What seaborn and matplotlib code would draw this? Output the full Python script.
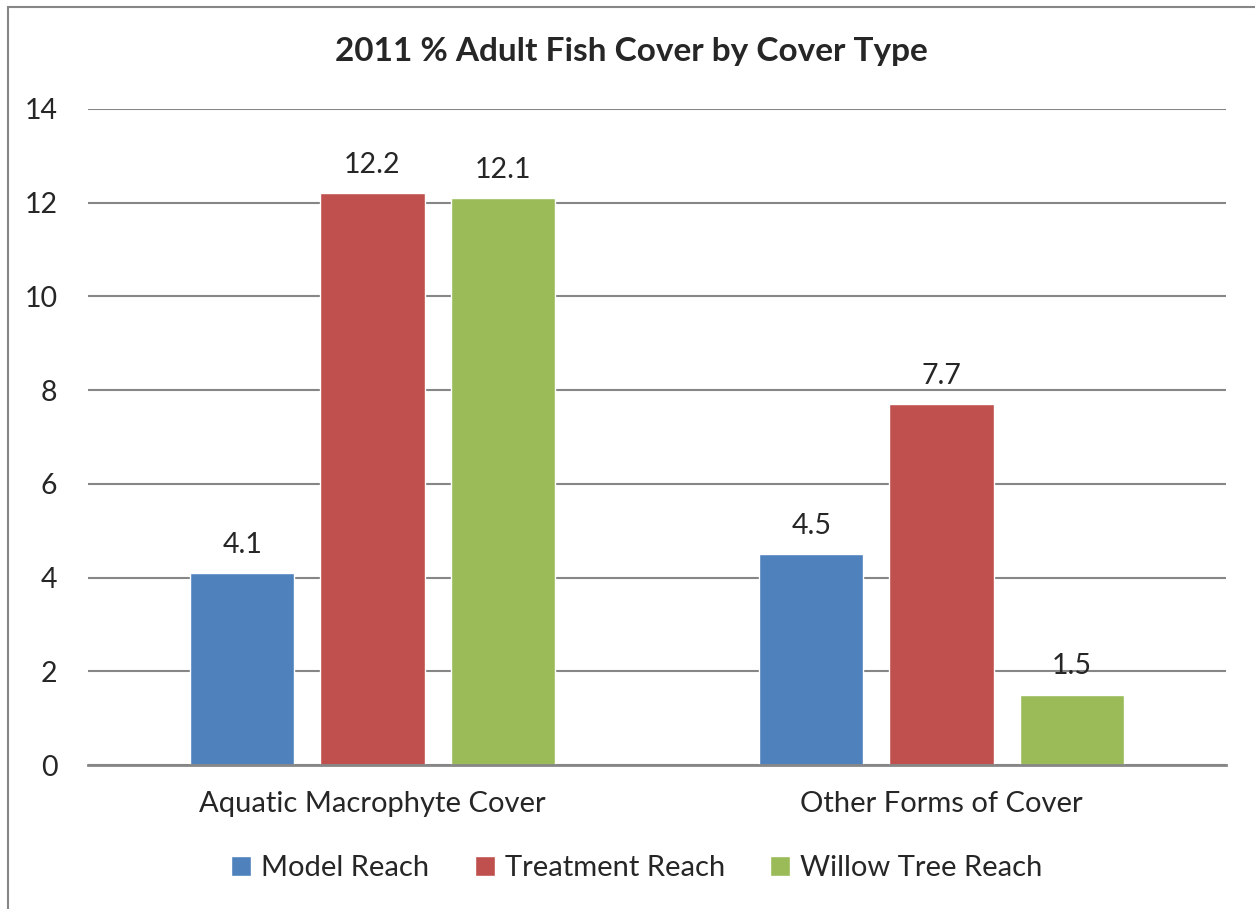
import pandas as pd
import matplotlib.pyplot as plt
import seaborn as sns
from matplotlib.patches import Rectangle

# data
cover_types = ['Aquatic Macrophyte Cover', 'Other Forms of Cover']
reaches = ['Model Reach', 'Treatment Reach', 'Willow Tree Reach']
model_reach = [4.1, 4.5]
treatment_reach = [12.2, 7.7]
willow_reach = [12.1, 1.5]
y_ticks = [0, 2, 4, 6, 8, 10, 12, 14]
titulo = '2011 % Adult Fish Cover by Cover Type'

colores = ['#4F81BD', '#C0504D', '#9BBB59']

rows = []
for reach, vals in zip(reaches, [model_reach, treatment_reach, willow_reach]):
    for cov, v in zip(cover_types, vals):
        rows.append({'cover': cov, 'reach': reach, 'valor': v})
df = pd.DataFrame(rows)

sns.set_style('white')
plt.rcParams['font.family'] = ['Lato', 'DejaVu Sans']

fig = plt.figure(figsize=(12.55, 9.09), dpi=100)
ax = fig.add_axes([0.0701, 0.1584, 0.9068, 0.7217])

sns.barplot(data=df, x='cover', y='valor', hue='reach', order=cover_types,
            hue_order=reaches, palette=colores, width=0.686, gap=0.2,
            saturation=1, ax=ax, legend=True)

for cont in ax.containers:
    ax.bar_label(cont, fmt='%.1f', padding=11, fontsize=20.5)

ax.set_ylim(0, 14)
ax.set_yticks(y_ticks)
ax.set_xlim(-0.5, 1.5)
ax.yaxis.grid(True, color='#868686', linewidth=1.5)
ax.set_axisbelow(True)
for s in ['left', 'right', 'top']:
    ax.spines[s].set_visible(False)
ax.spines['bottom'].set_color('#868686')
ax.spines['bottom'].set_linewidth(2)
ax.tick_params(axis='y', labelsize=20.5, pad=22, length=0)
ax.tick_params(axis='x', labelsize=21, pad=19, length=0)
ax.set_xlabel('')
ax.set_ylabel('')

ax.legend(loc='center', bbox_to_anchor=(0.4824, -0.157), ncol=3, frameon=False,
          fontsize=21, handlelength=0.68, handleheight=0.68, handletextpad=0.35,
          columnspacing=1.55)

fig.text(0.503, 0.943, titulo, ha='center', va='center', fontsize=24,
         fontweight='bold')

# chart frame
fig.patches.append(Rectangle((8 / 1255, -0.1), 2, 1.1 - 7 / 909,
                             transform=fig.transFigure, fill=False,
                             edgecolor='#868686', linewidth=1.5))

plt.savefig('out.png', dpi=100)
◇ ◇ ◇ ◇ ◇
◆ EXERCISE
Please repeat exactly the data above from its first line to the line that contains "from matplotlib.patches import Rectangle", inclusive, and leave every picture out.

◆ WORKED ANSWER
What seaborn and matplotlib code would draw this? Output the full Python script.
import pandas as pd
import matplotlib.pyplot as plt
import seaborn as sns
from matplotlib.patches import Rectangle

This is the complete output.